How can the city attorney’s office work most effectively relative to the mayor and council? How would you balance independence and trust? Cite examples you would emulate, or avoid, from the past, if relevant.
As the chief deputy city attorney for the Council Relations and Specialized Services Unit, I’m the lawyer that the mayor and council call on every time they have a problem. The City Attorney’s Office should always be willing and able to give the mayor and council high quality legal advice on how to best accomplish their policy goals, but it shouldn’t be a rubber stamp.
The city attorney serves the people, and it’s an important part of our system of checks and balances that the charter intended. City Attorney Jan Goldsmith had to engage in complex legal maneuvering to remove Mayor Bob Filner for sexually harassing dozens of women. That’s why an independent, elected city attorney who will be a watchdog for taxpayers and hold our city officials accountable is so important.

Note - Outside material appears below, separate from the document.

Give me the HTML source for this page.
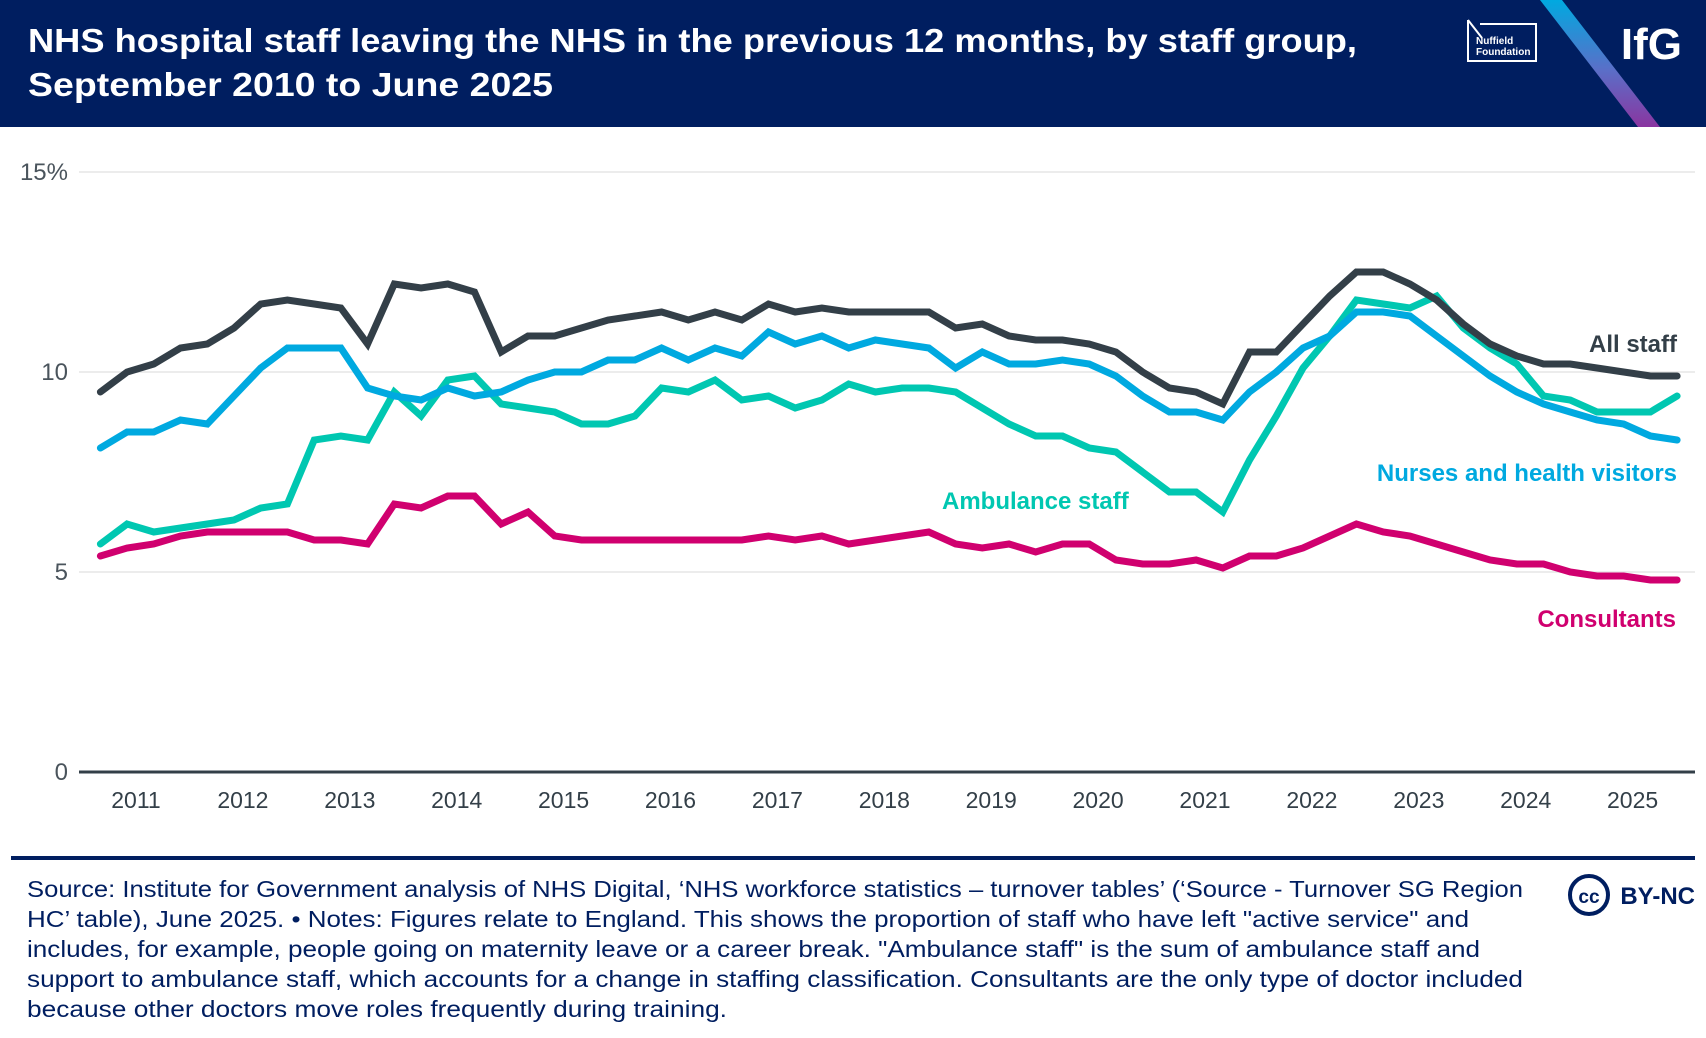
<!DOCTYPE html>
<html><head><meta charset="utf-8"><style>
html,body{margin:0;padding:0;background:#fff}
body{width:1706px;height:1038px;overflow:hidden;font-family:"Liberation Sans",sans-serif}
</style></head><body>
<svg width="1706" height="1038" viewBox="0 0 1706 1038" style="display:block">
<defs><linearGradient id="stripe" x1="0" y1="0" x2="0" y2="1"><stop offset="0" stop-color="#00a9e0"/><stop offset="0.55" stop-color="#5a6fc8"/><stop offset="1" stop-color="#8a35a0"/></linearGradient></defs>
<g>
<rect x="0" y="0" width="1706" height="127" fill="#001e60"/>
<text x="28" y="52" fill="#fff" font-size="33" font-weight="bold" textLength="1329" lengthAdjust="spacingAndGlyphs">NHS hospital staff leaving the NHS in the previous 12 months, by staff group,</text>
<text x="28" y="96" fill="#fff" font-size="33" font-weight="bold" textLength="525" lengthAdjust="spacingAndGlyphs">September 2010 to June 2025</text>
<g>
<path d="M1468 20 L1468 61 L1536 61 L1536 24 L1480 24" fill="none" stroke="#fff" stroke-width="2"/>
<path d="M1468 20 L1482 38" stroke="#fff" stroke-width="2"/>
<text x="1476" y="44" fill="#fff" font-size="10" font-weight="bold">Nuffield</text>
<text x="1476" y="55" fill="#fff" font-size="10" font-weight="bold">Foundation</text>
</g>
<polygon points="1540,0 1562,0 1660,127 1638,127" fill="url(#stripe)"/>
<text x="1682" y="59" fill="#fff" font-size="44" font-weight="bold" text-anchor="end">IfG</text>
</g>
<g id="plot"></g>
<rect x="11" y="856" width="1684" height="4" fill="#001e60"/>
<g fill="#001e60" font-size="23">
<text x="27" y="897" textLength="1496" lengthAdjust="spacingAndGlyphs">Source: Institute for Government analysis of NHS Digital, ‘NHS workforce statistics – turnover tables’ (‘Source - Turnover SG Region</text>
<text x="27" y="927" textLength="1442" lengthAdjust="spacingAndGlyphs">HC’ table), June 2025. • Notes: Figures relate to England. This shows the proportion of staff who have left "active service" and</text>
<text x="27" y="957" textLength="1453" lengthAdjust="spacingAndGlyphs">includes, for example, people going on maternity leave or a career break. "Ambulance staff" is the sum of ambulance staff and</text>
<text x="27" y="987" textLength="1496" lengthAdjust="spacingAndGlyphs">support to ambulance staff, which accounts for a change in staffing classification. Consultants are the only type of doctor included</text>
<text x="27" y="1017" textLength="700" lengthAdjust="spacingAndGlyphs">because other doctors move roles frequently during training.</text>
</g>
<g>
<circle cx="1589" cy="895" r="19" fill="none" stroke="#001e60" stroke-width="4"/>
<text x="1589" y="903" fill="#001e60" font-size="19" font-weight="bold" text-anchor="middle">cc</text>
<text x="1695" y="904" fill="#001e60" font-size="24" font-weight="bold" text-anchor="end">BY-NC</text>
</g>
</svg>
<script>
const yTicks=[0,5,10,15];
const yTickLabels=["0","5","10","15%"];
const years=[2011,2012,2013,2014,2015,2016,2017,2018,2019,2020,2021,2022,2023,2024,2025];
const allStaff=[9.5,10.0,10.2,10.6,10.7,11.1,11.7,11.8,11.7,11.6,10.7,12.2,12.1,12.2,12.0,10.5,10.9,10.9,11.1,11.3,11.4,11.5,11.3,11.5,11.3,11.7,11.5,11.6,11.5,11.5,11.5,11.5,11.1,11.2,10.9,10.8,10.8,10.7,10.5,10.0,9.6,9.5,9.2,10.5,10.5,11.2,11.9,12.5,12.5,12.2,11.8,11.2,10.7,10.4,10.2,10.2,10.1,10.0,9.9,9.9];
const nurses=[8.1,8.5,8.5,8.8,8.7,9.4,10.1,10.6,10.6,10.6,9.6,9.4,9.3,9.6,9.4,9.5,9.8,10.0,10.0,10.3,10.3,10.6,10.3,10.6,10.4,11.0,10.7,10.9,10.6,10.8,10.7,10.6,10.1,10.5,10.2,10.2,10.3,10.2,9.9,9.4,9.0,9.0,8.8,9.5,10.0,10.6,10.9,11.5,11.5,11.4,10.9,10.4,9.9,9.5,9.2,9.0,8.8,8.7,8.4,8.3];
const ambulance=[5.7,6.2,6.0,6.1,6.2,6.3,6.6,6.7,8.3,8.4,8.3,9.5,8.9,9.8,9.9,9.2,9.1,9.0,8.7,8.7,8.9,9.6,9.5,9.8,9.3,9.4,9.1,9.3,9.7,9.5,9.6,9.6,9.5,9.1,8.7,8.4,8.4,8.1,8.0,7.5,7.0,7.0,6.5,7.8,8.9,10.1,10.9,11.8,11.7,11.6,11.9,11.1,10.6,10.2,9.4,9.3,9.0,9.0,9.0,9.4];
const consultants=[5.4,5.6,5.7,5.9,6.0,6.0,6.0,6.0,5.8,5.8,5.7,6.7,6.6,6.9,6.9,6.2,6.5,5.9,5.8,5.8,5.8,5.8,5.8,5.8,5.8,5.9,5.8,5.9,5.7,5.8,5.9,6.0,5.7,5.6,5.7,5.5,5.7,5.7,5.3,5.2,5.2,5.3,5.1,5.4,5.4,5.6,5.9,6.2,6.0,5.9,5.7,5.5,5.3,5.2,5.2,5.0,4.9,4.9,4.8,4.8];
const startYear=2010+8/12; // September 2010
const NS="http://www.w3.org/2000/svg";
const plot=document.getElementById('plot');
function xYear(t){return 136+(t-2011)*106.9;}
function xIdx(i){return xYear(startYear+i*0.25);}
function yVal(v){return 772-v*40;}
function mk(tag,attrs){const e=document.createElementNS(NS,tag);for(const k in attrs)e.setAttribute(k,attrs[k]);plot.appendChild(e);return e;}
yTicks.forEach((v,k)=>{
  const g=mk('line',{x1:79,x2:1695,y1:yVal(v),y2:yVal(v),stroke:v===0?'#333f48':'#ececec','stroke-width':v===0?3:2});
  
  
  const t=mk('text',{x:68,y:yVal(v)+8,'text-anchor':'end','font-size':24,fill:'#4a545c'});
  t.textContent=yTickLabels[k];
  
  
});
years.forEach(y=>{
  const t=mk('text',{x:xYear(y),y:808,'text-anchor':'middle','font-size':23,fill:'#333f48'});
  t.textContent=String(y);
  
  
});
function series(arr,color,name){
  const d=arr.map((v,i)=>(i?'L':'M')+xIdx(i).toFixed(1)+' '+yVal(v).toFixed(1)).join(' ');
  const p=mk('path',{d:d,fill:'none',stroke:color,'stroke-width':7,'stroke-linejoin':'miter','stroke-linecap':'round'});
  
  
}
series(consultants,'#d0006f','consultants-line');
series(ambulance,'#00c7b1','ambulance-staff-line');
series(nurses,'#00a9e0','nurses-line');
series(allStaff,'#333f48','all-staff-line');
function label(txt,x,y,color,anchor,name){
  const t=mk('text',{x:x,y:y,'text-anchor':anchor,'font-size':24,'font-weight':'bold',fill:color});
  t.textContent=txt;
  
  
}
label('All staff',1677,352,'#333f48','end','all-staff-label');
label('Nurses and health visitors',1677,481,'#00a9e0','end','nurses-label');
label('Ambulance staff',942,509,'#00c7b1','start','ambulance-staff-label');
label('Consultants',1676,627,'#d0006f','end','consultants-label');
</script>
</body></html>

Who do you see the city attorney as representing, and how would you carry out that mandate?
This question gets to the very heart of why it’s so important to have an elected, independent city attorney who serves the city, its citizens and its elected and appointed leaders.
I’m running to uphold the law without regard to power or politics. That’s what the City Attorney’s Office is supposed to be. That’s why San Diego’s legal community is supporting me, from the outgoing city attorney to the Deputy City Attorneys Association to the five legal bar associations that have made an endorsement in this race.
As city attorney, I’ll be the taxpayer watchdog and dedicated public servant that the city attorney is supposed to be, keeping San Diego safe and looking out for the legal interests of the city.